• **DIRECTION**
From the entries below, print exactly the span beginning with the line holding "Rebuild this chart as a web" and ending with the line holding "var yTicks = [50, 100, 150, 200, 250, 300, 350];", endpoints included, and skip any pictures.

• **DATASET RECORDS**
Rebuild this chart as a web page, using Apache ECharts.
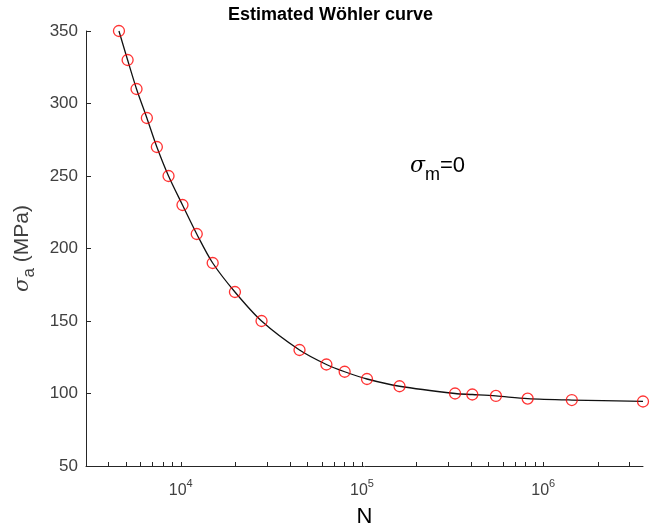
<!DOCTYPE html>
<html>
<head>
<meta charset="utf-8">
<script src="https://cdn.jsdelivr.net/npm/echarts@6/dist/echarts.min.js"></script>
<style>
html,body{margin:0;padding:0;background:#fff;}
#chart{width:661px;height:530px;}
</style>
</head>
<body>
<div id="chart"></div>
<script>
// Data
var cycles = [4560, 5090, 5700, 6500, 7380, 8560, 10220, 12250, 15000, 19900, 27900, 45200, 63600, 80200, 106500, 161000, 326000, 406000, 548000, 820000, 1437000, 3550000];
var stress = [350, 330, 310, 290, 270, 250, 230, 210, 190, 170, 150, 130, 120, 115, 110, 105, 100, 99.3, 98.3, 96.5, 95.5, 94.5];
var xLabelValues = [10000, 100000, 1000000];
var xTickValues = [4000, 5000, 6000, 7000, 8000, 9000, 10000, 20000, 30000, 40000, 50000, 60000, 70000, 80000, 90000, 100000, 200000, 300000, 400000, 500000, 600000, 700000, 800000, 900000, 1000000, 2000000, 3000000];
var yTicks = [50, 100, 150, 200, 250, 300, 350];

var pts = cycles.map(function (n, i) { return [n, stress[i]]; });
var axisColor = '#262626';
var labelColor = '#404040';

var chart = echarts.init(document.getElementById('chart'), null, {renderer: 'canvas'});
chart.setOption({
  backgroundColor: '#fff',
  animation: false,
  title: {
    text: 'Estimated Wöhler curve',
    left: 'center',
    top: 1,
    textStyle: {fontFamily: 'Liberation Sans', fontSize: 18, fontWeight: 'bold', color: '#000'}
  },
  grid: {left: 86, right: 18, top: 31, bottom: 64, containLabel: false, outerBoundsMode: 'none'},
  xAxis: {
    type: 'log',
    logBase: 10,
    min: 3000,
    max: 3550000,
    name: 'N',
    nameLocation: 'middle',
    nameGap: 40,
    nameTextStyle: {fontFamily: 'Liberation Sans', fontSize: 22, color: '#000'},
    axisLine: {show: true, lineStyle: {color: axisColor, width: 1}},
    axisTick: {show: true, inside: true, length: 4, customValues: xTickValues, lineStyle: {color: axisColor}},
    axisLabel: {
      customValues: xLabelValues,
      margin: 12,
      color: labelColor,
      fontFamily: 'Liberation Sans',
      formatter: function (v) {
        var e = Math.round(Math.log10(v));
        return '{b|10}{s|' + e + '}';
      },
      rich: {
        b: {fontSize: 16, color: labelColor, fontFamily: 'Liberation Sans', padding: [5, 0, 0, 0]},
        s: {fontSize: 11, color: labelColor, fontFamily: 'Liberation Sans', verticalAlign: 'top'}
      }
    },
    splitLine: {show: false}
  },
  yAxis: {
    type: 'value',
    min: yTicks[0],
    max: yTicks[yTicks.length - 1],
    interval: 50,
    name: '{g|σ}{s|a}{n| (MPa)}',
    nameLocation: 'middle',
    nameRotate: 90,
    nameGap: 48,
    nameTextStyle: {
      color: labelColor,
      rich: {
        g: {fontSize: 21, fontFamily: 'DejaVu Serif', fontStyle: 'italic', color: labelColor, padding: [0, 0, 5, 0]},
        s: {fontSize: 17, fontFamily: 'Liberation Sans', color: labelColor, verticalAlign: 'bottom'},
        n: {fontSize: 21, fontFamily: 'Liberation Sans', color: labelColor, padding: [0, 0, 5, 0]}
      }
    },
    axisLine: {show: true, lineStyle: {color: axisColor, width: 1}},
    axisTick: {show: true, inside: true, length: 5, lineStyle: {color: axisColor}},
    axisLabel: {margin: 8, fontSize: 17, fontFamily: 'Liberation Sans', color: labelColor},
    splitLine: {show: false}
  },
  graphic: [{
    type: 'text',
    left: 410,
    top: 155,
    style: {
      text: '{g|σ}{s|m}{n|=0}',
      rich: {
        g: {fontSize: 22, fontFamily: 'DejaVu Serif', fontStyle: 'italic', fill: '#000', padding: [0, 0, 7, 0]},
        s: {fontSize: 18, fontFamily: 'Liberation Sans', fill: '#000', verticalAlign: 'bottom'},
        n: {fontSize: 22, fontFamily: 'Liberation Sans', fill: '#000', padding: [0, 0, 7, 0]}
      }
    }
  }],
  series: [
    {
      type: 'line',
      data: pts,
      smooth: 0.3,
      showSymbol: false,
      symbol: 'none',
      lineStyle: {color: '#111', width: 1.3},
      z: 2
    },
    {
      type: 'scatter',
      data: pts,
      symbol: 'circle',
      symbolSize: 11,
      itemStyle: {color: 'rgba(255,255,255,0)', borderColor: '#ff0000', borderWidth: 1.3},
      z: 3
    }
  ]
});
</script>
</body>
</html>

---

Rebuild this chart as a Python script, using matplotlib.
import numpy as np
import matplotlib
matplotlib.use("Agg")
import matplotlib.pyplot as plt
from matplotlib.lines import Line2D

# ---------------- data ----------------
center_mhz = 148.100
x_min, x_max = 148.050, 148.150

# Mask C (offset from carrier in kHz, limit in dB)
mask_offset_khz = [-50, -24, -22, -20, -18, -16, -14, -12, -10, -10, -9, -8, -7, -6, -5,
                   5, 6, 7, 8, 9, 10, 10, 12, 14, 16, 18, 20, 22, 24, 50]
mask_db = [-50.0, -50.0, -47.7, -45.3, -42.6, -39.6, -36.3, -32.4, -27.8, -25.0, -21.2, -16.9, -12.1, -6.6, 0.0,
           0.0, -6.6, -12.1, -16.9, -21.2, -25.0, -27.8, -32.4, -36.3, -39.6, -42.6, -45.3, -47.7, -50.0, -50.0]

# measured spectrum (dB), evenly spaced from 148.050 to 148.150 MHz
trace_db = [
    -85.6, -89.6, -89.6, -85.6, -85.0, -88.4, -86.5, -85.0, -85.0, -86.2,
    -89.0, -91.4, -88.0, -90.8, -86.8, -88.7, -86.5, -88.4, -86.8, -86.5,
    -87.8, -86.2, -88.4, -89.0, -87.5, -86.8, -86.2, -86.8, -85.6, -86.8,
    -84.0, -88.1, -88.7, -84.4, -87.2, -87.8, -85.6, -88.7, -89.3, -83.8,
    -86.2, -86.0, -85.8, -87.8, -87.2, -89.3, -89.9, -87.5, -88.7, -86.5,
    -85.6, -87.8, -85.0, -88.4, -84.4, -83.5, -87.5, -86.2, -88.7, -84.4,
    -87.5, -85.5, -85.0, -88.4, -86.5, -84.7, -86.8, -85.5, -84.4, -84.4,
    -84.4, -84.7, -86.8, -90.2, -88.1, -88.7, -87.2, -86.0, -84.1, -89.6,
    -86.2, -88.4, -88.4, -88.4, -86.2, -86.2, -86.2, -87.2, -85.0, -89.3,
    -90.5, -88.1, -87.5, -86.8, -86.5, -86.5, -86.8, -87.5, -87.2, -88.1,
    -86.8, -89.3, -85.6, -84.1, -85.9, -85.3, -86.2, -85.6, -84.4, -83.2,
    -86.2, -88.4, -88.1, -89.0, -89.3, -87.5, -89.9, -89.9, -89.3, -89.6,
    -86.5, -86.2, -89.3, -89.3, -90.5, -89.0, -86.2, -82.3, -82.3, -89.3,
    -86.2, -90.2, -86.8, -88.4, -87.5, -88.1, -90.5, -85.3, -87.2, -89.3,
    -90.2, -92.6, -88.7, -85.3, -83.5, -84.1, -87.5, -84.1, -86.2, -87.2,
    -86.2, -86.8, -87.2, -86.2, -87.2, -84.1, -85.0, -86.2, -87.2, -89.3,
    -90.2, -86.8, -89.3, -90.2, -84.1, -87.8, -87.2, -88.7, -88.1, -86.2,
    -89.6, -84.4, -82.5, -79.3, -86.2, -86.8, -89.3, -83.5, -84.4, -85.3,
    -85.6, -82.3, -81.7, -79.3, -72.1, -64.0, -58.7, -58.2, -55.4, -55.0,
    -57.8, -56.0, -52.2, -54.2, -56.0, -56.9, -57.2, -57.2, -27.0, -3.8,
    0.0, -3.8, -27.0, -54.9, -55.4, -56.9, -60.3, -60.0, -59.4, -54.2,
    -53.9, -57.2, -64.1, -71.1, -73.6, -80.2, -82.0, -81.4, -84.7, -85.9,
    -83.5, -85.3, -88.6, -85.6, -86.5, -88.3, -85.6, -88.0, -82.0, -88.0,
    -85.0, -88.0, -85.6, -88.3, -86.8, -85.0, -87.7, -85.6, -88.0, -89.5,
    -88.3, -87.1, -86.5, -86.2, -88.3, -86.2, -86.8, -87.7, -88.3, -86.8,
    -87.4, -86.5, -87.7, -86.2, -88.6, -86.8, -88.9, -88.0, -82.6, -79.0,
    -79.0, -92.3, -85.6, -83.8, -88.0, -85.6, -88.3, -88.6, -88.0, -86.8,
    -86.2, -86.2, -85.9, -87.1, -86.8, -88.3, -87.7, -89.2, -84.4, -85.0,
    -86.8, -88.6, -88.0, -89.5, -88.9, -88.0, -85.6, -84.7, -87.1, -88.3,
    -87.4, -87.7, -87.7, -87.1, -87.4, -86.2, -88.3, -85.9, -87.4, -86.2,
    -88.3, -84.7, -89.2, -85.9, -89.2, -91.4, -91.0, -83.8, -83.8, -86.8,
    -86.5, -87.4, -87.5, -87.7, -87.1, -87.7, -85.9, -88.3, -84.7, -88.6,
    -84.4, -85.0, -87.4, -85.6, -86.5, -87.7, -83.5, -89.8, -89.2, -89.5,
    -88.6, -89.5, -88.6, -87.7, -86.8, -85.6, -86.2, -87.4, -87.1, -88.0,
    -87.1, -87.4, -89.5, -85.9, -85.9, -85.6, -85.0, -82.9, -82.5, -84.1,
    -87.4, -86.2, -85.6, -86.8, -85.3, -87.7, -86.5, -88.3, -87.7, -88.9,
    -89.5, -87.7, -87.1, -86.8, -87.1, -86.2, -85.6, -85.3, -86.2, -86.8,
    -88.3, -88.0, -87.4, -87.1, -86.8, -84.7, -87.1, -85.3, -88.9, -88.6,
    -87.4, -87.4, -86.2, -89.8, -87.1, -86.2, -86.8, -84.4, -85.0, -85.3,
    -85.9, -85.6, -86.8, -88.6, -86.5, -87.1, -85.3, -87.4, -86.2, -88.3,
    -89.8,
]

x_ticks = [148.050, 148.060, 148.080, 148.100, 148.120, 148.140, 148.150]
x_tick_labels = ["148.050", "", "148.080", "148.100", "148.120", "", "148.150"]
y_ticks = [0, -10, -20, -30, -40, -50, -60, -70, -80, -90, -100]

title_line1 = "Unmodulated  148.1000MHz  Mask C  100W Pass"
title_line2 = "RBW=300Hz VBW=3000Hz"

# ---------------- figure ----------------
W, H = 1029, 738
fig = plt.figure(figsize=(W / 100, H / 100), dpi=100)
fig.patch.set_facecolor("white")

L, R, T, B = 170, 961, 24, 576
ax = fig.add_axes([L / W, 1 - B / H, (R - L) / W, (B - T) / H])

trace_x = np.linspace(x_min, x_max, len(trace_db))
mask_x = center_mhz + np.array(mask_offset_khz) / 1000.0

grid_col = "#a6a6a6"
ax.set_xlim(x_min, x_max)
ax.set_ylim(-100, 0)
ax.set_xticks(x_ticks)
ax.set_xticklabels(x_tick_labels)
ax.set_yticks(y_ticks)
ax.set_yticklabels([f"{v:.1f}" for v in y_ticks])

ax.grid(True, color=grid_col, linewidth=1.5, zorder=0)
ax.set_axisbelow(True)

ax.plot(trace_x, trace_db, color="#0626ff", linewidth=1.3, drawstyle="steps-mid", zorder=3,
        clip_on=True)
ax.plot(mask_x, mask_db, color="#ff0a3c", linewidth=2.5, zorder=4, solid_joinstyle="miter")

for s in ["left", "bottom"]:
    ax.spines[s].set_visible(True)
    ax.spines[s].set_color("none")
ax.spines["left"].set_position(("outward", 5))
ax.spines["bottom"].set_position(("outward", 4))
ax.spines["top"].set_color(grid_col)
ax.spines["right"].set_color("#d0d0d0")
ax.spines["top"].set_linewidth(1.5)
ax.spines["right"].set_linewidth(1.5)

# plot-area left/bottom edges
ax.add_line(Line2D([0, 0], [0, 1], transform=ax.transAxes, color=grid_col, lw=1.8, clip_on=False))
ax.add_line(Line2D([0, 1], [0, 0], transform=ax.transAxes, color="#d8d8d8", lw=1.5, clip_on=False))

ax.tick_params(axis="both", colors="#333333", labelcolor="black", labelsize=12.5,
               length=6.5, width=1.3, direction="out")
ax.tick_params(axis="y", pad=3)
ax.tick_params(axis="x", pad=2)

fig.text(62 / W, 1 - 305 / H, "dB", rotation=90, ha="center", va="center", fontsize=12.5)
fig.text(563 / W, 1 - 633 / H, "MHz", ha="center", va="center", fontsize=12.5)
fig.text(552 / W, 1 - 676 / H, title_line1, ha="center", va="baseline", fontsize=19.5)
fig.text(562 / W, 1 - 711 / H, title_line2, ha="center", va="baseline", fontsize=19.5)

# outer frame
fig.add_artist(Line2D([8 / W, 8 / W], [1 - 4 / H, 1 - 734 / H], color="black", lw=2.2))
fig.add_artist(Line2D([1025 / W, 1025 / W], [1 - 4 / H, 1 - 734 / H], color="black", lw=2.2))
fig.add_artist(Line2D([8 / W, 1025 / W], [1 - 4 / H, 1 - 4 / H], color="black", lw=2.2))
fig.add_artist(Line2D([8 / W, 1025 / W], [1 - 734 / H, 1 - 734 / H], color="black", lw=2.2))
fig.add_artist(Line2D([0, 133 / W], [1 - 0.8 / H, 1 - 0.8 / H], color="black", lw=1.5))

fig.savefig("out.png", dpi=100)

--

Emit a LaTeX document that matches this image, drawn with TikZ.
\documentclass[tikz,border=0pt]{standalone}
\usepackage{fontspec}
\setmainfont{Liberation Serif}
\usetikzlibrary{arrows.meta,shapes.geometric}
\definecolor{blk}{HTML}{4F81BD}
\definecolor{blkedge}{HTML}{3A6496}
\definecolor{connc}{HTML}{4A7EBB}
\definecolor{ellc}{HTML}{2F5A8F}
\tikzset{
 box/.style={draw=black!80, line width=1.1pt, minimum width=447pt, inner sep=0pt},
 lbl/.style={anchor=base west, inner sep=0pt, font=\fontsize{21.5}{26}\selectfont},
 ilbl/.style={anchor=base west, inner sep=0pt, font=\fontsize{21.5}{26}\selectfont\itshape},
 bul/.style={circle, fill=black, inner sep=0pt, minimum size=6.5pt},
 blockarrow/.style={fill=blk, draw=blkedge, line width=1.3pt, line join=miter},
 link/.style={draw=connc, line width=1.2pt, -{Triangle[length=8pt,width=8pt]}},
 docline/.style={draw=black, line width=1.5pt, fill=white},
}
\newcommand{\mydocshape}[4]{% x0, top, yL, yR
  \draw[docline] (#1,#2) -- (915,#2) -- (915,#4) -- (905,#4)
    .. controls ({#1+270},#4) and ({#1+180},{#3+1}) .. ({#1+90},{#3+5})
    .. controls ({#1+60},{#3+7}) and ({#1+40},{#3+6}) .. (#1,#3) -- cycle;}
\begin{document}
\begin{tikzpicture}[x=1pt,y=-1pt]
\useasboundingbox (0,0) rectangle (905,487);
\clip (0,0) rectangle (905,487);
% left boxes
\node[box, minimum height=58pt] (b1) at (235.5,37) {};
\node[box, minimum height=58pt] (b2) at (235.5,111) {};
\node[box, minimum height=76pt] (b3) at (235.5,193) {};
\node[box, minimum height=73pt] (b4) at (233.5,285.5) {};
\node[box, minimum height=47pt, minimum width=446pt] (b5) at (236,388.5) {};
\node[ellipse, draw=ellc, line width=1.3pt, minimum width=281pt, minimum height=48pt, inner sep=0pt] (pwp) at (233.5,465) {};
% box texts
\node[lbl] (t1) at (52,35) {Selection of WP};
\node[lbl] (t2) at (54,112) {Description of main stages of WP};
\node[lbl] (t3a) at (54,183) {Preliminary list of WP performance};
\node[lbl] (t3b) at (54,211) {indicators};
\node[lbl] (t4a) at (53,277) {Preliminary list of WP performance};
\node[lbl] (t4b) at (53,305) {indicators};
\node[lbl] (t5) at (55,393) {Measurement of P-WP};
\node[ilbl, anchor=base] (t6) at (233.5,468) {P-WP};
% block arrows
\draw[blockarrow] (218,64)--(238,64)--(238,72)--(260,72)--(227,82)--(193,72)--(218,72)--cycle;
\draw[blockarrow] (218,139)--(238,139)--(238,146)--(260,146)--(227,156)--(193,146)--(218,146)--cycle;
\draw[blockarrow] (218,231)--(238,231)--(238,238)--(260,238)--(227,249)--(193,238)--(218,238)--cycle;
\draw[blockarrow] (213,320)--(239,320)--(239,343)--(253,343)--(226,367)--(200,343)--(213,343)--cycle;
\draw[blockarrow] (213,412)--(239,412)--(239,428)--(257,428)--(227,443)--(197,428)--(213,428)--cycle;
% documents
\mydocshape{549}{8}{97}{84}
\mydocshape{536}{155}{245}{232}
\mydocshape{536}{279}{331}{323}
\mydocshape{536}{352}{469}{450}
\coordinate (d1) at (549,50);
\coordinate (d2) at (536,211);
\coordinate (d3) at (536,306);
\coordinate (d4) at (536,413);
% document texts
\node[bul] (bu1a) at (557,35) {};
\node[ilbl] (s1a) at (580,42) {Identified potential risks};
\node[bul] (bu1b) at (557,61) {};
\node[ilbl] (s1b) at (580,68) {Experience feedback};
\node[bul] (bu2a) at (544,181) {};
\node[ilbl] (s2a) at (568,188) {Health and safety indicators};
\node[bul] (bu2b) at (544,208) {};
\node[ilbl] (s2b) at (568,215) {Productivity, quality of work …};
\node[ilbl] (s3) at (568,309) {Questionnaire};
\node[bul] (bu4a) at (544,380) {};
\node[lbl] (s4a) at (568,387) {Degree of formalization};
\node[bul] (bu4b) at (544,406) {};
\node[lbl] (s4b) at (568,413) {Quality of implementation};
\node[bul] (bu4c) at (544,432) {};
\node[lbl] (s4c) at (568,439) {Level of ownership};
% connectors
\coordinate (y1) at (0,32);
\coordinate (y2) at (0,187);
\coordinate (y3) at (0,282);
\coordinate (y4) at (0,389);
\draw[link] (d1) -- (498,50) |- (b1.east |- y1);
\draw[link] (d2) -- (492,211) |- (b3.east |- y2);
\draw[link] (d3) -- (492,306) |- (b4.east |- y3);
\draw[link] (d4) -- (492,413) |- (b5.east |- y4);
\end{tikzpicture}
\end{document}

• **TASK ANSWER**
Rebuild this chart as a web page, using Apache ECharts.
<!DOCTYPE html>
<html>
<head>
<meta charset="utf-8">
<script src="https://cdn.jsdelivr.net/npm/echarts@6/dist/echarts.min.js"></script>
<style>
html,body{margin:0;padding:0;background:#fff;}
#chart{width:661px;height:530px;}
</style>
</head>
<body>
<div id="chart"></div>
<script>
// Data
var cycles = [4560, 5090, 5700, 6500, 7380, 8560, 10220, 12250, 15000, 19900, 27900, 45200, 63600, 80200, 106500, 161000, 326000, 406000, 548000, 820000, 1437000, 3550000];
var stress = [350, 330, 310, 290, 270, 250, 230, 210, 190, 170, 150, 130, 120, 115, 110, 105, 100, 99.3, 98.3, 96.5, 95.5, 94.5];
var xLabelValues = [10000, 100000, 1000000];
var xTickValues = [4000, 5000, 6000, 7000, 8000, 9000, 10000, 20000, 30000, 40000, 50000, 60000, 70000, 80000, 90000, 100000, 200000, 300000, 400000, 500000, 600000, 700000, 800000, 900000, 1000000, 2000000, 3000000];
var yTicks = [50, 100, 150, 200, 250, 300, 350];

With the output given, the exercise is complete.